Percy Gundry with his horse-drawn bread van in about 1950
The village shop and local tradesmen
The shop is one of the older buildings in The Street and was originally a bakery. Charles Webb was the baker and grocer, certainly from 1844 to 1871. In April 1871 his son James was missing for four days before being found unconscious in the river at Twyford. He was resuscitated and charged with attempting suicide. Despite that he took over the business from his father for about 20 years. James was unmarried and died in February 1901 so Frederick Pocock became the grocer and baker. There was for a time also a shoemaker’s shop in the village just up the road from the bakery in one of the old houses (number 5) where Aaron Grey was the shoemaker for more than 40 years until at least 1881.
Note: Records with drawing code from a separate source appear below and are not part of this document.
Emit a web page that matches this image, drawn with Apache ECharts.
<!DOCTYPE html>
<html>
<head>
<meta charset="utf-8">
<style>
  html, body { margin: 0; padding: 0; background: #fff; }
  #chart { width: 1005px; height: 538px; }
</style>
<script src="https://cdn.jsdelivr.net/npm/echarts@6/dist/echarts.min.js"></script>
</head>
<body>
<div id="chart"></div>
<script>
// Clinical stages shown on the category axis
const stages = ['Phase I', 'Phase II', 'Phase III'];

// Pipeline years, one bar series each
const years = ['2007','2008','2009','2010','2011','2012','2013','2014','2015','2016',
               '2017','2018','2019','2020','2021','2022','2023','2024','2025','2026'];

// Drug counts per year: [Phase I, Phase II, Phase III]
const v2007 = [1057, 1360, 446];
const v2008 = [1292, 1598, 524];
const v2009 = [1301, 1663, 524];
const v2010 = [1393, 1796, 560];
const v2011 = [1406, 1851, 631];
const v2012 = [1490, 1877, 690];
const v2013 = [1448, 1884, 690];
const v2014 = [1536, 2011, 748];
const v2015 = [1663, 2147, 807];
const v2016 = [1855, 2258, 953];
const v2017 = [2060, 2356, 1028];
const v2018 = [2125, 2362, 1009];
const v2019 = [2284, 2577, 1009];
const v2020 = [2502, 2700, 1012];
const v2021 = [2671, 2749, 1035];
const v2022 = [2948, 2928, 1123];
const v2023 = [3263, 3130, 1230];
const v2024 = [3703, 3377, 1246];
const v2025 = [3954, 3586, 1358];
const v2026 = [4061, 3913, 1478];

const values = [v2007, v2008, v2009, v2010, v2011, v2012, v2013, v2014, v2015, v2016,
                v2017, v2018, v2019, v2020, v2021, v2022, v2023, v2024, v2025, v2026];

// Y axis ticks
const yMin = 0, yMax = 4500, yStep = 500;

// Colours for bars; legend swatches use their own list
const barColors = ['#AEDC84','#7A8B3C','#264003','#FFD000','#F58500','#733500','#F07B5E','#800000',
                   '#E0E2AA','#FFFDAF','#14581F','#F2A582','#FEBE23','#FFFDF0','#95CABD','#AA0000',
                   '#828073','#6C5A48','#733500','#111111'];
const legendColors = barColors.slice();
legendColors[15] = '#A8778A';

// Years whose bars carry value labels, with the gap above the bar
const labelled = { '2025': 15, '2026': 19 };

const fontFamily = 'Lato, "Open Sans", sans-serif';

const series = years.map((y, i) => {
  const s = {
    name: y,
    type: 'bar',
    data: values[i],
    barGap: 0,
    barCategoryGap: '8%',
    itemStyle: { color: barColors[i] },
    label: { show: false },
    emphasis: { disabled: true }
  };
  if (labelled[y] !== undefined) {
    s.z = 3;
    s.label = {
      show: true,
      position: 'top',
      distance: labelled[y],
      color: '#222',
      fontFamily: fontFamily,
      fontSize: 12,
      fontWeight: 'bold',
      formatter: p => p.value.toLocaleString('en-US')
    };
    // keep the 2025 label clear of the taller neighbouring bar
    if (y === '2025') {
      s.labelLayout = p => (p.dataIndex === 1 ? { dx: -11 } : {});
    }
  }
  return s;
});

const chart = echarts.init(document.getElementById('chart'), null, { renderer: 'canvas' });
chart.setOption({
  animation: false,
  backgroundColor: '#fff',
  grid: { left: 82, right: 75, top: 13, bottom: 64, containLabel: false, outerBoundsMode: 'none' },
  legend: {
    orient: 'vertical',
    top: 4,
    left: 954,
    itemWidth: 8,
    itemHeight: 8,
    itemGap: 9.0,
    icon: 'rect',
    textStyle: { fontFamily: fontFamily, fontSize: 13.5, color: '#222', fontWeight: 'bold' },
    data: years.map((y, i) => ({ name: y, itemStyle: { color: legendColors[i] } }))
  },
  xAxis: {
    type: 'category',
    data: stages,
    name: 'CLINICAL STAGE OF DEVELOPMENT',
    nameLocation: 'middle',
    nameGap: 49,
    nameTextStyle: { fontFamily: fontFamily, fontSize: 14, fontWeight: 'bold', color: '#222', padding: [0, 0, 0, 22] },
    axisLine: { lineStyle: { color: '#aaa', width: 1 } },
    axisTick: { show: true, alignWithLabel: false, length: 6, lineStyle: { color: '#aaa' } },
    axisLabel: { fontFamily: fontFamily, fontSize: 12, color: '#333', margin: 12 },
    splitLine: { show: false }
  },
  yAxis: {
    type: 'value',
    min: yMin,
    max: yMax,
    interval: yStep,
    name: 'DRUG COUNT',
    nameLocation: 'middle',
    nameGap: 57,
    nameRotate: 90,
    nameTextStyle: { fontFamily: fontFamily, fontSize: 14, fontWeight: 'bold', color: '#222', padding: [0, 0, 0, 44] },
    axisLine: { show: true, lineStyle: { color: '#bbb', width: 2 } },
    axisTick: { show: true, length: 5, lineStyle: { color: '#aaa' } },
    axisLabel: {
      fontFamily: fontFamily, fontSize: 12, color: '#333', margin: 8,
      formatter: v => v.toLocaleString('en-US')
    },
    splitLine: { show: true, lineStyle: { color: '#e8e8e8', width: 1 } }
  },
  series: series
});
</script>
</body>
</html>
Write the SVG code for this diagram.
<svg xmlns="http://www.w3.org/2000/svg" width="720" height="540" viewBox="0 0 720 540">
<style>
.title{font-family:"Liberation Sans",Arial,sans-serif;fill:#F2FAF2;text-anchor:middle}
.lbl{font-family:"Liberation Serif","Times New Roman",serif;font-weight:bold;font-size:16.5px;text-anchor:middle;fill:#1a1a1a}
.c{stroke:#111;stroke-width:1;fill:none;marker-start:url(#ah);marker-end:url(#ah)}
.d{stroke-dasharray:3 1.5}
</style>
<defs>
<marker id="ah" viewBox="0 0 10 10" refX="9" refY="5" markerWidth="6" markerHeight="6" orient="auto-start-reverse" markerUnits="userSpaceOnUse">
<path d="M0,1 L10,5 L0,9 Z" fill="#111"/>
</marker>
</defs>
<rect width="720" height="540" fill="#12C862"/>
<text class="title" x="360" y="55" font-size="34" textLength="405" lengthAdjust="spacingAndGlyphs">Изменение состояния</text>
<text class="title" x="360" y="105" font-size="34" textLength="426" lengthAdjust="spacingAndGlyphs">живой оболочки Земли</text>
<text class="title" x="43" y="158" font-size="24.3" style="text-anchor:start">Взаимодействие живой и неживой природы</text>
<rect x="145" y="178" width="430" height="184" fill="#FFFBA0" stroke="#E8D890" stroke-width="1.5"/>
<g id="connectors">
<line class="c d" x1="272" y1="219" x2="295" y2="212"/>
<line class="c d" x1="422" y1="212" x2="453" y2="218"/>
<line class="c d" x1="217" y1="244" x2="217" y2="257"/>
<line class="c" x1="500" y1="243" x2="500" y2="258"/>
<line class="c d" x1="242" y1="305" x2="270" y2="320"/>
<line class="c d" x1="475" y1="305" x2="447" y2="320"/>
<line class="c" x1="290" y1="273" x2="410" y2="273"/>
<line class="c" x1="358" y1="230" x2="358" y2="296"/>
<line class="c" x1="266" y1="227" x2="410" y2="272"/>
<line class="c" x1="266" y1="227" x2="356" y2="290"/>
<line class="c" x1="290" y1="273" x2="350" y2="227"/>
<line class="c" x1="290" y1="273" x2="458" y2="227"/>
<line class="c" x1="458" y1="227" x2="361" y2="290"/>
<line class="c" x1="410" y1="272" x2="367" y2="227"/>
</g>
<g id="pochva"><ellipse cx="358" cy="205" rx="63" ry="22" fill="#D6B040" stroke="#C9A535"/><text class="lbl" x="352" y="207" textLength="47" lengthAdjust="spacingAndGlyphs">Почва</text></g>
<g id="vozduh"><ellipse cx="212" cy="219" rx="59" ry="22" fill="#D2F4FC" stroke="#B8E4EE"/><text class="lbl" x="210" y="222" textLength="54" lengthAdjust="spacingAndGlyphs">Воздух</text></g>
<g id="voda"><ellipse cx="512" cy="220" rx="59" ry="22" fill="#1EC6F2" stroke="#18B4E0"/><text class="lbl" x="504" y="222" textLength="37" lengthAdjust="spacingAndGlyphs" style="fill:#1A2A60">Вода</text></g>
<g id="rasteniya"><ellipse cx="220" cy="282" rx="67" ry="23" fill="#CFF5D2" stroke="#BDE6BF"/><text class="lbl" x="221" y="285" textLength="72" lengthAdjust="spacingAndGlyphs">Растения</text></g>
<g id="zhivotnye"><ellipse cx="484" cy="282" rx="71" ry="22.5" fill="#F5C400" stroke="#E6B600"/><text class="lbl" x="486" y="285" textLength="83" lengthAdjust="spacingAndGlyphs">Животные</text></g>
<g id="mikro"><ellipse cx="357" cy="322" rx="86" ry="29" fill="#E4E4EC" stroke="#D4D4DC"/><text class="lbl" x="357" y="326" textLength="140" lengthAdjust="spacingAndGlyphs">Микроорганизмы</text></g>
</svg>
Until 1893 milk was obtained from Chalkpit Farm but this meant a walk to the farm and back every day in all weathers. In 1893 the procurement of a milk cart meant that the milk was delivered along the Street instead. Householders were warned that the milk boy should not be kept waiting or “allured” away from his cart to take milk to the door; they were also expected to have the correct money ready and not require change, and not to ask for more milk than had previously been consumed.
When the Post Office opened in 1895 the authorities decided that it should be at the Club and not the Shop and the Club Committee also decided to sell a few articles of common everyday use from the Post Office, forming an association to carry on the business. It was not intended to interfere with local trade (so presumably stocked those things that the shop didn’t) but to retain any profit that might be made in the village, rather than losing it to the traders who constantly came through the village with their carts. The kind of things that were sold are shown on the trade card produced at the time. This initiative certainly ceased before 1930.
Mr and Mrs Gosling kept the shop by the start of World War 2 and continued to live there through the 1950s and 60s, although the shop ceased to trade for some of this time, reopening in the 1950s. During this period the village was served by a number of visiting tradesmen. Percy Gundry supplied bread with a horse and cart and wet fish was provided by Mr Collins with his motor van. There was even for a period a fish and chip van that called once a week.
For the main grocery shopping it was necessary to go to further afield but Mr Carter who ran the grocer’s shop in Theale High Street would deliver weekly orders, which could be telephoned through to the shop.
The Post Office business was run from the Shop from about 1968 until withdrawal of the service in 2008.
Two postcard views of the shop (on the left) and the street. The one on the left is from a card that was postmarked 1903 so perhaps it is Mrs Pocock and her son Charles at the gate. The one on the right is obviously later, perhaps the 1950s when Mr and Mrs Gosling kept the shop.